- INSTRUCTIONS FOR THE TASK -
Write out exactly the lines from the start of the entries through the one that contains "from bokeh.resources import INLINE", including both.

- EXTRACTED ENTRIES -
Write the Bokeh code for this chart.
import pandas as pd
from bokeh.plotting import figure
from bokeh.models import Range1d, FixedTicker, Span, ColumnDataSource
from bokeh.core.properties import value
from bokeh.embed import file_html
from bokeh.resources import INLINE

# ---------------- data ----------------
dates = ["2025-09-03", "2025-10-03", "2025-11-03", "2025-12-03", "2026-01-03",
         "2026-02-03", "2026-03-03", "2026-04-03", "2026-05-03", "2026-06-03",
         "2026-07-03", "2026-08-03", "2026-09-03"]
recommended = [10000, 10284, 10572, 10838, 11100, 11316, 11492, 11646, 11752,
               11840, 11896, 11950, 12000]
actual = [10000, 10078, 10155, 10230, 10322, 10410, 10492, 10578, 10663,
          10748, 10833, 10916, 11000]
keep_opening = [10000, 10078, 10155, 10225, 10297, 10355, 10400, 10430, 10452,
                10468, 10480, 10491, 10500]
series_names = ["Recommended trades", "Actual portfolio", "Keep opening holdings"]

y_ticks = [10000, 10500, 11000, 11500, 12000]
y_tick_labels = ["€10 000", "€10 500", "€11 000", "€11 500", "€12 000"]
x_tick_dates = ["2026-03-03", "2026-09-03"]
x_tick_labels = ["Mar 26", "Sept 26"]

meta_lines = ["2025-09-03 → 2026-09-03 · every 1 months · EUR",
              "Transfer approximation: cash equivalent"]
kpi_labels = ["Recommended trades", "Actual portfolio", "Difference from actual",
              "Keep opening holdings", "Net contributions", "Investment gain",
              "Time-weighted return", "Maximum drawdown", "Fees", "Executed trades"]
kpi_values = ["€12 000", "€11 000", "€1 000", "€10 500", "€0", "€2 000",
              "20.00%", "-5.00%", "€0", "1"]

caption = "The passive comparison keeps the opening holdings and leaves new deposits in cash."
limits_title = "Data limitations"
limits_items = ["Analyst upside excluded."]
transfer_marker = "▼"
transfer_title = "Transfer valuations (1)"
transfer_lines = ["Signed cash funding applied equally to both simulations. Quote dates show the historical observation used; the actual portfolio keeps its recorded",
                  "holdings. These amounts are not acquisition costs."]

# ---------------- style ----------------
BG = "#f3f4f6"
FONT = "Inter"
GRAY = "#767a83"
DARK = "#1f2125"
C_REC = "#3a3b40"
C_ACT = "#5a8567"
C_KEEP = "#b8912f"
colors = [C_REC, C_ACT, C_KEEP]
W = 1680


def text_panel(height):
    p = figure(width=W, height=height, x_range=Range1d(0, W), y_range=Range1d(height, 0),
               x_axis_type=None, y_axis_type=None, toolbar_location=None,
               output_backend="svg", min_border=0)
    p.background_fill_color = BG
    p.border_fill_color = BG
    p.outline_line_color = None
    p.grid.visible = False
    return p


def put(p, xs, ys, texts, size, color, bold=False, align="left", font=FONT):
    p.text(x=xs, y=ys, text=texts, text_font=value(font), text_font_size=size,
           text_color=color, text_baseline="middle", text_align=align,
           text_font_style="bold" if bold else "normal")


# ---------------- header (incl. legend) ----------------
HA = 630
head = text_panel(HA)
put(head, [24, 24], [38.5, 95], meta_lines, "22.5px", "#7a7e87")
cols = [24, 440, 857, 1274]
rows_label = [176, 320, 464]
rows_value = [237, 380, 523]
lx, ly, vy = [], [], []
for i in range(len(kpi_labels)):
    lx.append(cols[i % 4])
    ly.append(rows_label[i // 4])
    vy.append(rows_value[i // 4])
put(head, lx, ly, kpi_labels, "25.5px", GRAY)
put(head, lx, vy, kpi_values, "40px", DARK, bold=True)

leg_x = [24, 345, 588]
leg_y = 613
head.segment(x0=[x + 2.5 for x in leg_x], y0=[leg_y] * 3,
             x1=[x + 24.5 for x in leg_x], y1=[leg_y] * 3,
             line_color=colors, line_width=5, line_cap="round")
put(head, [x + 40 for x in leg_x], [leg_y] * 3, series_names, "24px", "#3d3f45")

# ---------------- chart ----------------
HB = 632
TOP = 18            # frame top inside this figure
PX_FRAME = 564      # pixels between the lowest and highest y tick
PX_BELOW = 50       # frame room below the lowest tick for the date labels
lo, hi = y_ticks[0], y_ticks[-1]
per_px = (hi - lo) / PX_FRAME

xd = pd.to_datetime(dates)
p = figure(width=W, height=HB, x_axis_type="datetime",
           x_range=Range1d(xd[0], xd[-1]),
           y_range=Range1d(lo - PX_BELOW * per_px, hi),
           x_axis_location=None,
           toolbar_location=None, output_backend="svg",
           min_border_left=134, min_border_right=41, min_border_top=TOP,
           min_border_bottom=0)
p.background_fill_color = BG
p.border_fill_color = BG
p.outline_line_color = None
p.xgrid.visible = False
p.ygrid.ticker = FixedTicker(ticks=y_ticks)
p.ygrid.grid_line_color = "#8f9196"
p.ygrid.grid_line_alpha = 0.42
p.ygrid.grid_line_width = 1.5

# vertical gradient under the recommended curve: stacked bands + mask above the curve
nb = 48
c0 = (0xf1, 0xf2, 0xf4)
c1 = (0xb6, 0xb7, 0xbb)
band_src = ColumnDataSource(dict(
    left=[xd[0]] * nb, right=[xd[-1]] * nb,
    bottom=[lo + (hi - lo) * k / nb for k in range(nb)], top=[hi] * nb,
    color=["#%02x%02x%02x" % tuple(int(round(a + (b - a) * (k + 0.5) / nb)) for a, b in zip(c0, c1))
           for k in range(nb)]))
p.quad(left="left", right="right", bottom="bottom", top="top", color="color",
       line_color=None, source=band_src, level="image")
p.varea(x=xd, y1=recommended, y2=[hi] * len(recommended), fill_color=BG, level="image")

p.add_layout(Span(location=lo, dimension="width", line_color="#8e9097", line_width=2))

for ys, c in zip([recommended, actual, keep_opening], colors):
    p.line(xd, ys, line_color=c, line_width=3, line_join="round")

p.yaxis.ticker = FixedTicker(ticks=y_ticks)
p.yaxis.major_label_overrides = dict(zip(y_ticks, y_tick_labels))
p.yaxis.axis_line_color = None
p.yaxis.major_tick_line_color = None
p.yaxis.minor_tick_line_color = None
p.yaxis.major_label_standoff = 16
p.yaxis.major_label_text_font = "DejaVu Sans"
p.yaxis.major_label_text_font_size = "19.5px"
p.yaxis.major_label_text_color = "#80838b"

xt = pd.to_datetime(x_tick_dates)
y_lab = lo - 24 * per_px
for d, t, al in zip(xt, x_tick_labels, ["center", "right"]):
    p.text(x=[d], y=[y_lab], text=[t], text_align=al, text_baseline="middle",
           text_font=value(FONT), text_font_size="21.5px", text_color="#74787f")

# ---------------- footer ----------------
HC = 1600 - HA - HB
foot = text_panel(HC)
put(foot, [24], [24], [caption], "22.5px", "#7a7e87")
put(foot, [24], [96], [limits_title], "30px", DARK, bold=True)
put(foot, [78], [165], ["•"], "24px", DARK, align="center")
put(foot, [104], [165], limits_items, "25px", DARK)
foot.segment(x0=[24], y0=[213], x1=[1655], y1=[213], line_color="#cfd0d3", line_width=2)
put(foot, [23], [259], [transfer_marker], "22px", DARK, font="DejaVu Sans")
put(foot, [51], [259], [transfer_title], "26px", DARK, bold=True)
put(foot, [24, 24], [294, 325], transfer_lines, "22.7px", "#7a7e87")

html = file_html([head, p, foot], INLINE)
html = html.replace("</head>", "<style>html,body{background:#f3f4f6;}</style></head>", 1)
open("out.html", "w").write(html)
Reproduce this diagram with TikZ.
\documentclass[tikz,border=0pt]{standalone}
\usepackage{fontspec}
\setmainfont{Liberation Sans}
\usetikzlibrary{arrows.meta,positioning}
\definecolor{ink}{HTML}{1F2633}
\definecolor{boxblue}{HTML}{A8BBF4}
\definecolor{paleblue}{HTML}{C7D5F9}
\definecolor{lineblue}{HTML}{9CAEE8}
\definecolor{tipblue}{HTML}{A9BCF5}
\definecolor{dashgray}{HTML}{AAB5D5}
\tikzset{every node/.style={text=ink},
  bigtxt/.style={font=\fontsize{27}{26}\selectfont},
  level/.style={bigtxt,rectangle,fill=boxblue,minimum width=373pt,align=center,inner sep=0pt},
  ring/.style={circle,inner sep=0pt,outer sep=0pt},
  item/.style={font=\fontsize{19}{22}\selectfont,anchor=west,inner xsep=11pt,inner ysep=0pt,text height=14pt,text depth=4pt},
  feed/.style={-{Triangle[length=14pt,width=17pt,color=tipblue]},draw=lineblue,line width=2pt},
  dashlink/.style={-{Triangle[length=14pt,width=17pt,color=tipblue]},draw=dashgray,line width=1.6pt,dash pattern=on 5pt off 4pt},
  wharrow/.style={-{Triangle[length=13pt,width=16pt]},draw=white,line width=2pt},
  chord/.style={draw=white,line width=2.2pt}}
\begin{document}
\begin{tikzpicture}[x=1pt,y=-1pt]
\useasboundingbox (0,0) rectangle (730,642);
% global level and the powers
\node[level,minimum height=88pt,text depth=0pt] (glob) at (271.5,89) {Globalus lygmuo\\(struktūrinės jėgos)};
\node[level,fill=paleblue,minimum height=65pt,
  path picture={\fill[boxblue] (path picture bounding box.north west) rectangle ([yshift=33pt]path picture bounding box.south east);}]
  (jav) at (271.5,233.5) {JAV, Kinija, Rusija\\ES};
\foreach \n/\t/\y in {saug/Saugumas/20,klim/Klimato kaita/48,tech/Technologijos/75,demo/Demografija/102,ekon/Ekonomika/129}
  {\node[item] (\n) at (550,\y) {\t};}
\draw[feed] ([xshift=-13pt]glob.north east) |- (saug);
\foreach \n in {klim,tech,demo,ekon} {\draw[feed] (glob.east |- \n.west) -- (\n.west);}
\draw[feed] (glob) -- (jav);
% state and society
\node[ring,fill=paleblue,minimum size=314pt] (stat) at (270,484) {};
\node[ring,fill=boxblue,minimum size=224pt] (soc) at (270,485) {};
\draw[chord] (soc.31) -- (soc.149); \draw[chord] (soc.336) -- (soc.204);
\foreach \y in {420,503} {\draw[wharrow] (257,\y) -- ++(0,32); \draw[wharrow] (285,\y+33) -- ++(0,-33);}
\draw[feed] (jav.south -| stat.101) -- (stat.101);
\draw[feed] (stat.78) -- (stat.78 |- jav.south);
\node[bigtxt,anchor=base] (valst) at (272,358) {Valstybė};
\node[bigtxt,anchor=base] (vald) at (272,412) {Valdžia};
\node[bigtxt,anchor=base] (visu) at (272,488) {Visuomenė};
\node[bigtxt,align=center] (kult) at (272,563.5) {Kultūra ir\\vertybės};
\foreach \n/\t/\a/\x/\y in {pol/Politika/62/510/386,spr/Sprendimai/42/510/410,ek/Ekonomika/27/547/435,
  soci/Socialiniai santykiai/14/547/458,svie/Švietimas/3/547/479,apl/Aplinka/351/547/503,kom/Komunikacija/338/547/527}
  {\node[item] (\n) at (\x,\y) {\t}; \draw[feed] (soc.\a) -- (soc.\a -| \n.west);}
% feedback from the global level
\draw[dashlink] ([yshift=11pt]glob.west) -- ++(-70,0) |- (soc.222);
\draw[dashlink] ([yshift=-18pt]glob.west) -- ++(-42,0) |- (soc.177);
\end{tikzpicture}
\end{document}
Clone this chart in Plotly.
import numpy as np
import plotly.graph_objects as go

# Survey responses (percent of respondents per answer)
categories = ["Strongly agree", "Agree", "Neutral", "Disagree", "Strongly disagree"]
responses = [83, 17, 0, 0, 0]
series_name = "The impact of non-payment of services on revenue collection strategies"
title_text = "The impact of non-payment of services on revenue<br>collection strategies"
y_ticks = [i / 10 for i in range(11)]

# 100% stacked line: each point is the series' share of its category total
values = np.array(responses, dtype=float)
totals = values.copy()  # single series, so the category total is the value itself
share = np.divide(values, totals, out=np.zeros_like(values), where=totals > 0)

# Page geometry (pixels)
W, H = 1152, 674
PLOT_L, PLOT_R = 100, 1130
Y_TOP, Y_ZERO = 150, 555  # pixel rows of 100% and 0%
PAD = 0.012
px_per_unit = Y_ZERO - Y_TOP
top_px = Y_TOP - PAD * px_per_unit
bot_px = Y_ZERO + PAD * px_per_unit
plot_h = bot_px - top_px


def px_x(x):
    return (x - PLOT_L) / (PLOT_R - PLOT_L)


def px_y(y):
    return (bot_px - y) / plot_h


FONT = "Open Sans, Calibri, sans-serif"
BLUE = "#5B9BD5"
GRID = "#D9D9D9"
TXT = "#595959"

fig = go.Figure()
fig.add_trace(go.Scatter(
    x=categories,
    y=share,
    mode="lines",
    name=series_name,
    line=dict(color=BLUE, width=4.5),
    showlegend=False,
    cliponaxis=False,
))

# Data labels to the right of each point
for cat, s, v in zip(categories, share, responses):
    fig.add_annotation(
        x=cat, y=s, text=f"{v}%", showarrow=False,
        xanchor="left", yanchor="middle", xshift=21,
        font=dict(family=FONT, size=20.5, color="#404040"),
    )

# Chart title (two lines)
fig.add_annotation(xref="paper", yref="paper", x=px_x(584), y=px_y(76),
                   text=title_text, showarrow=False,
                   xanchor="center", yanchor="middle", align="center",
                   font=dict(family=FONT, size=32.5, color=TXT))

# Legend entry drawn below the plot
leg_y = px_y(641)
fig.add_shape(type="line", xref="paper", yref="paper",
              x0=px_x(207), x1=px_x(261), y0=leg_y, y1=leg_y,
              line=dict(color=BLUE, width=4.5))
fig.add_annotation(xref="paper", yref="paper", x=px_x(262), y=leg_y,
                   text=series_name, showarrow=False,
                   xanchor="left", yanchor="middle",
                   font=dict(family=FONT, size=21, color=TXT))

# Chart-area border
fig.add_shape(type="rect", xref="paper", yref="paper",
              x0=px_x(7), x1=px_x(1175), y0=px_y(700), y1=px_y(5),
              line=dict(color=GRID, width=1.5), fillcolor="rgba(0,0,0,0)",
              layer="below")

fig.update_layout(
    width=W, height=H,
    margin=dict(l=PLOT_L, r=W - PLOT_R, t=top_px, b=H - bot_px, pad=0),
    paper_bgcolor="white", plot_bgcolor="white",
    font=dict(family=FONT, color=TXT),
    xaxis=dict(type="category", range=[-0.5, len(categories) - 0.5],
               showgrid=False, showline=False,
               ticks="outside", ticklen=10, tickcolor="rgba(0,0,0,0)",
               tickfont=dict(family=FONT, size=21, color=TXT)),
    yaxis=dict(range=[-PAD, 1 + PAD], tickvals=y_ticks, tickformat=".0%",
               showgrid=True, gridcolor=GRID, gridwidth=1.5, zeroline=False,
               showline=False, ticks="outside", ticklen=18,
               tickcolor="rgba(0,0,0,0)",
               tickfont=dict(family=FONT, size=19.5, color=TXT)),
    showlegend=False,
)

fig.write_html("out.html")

- RESULT FOR THIS EXERCISE -
Write the Bokeh code for this chart.
import pandas as pd
from bokeh.plotting import figure
from bokeh.models import Range1d, FixedTicker, Span, ColumnDataSource
from bokeh.core.properties import value
from bokeh.embed import file_html
from bokeh.resources import INLINE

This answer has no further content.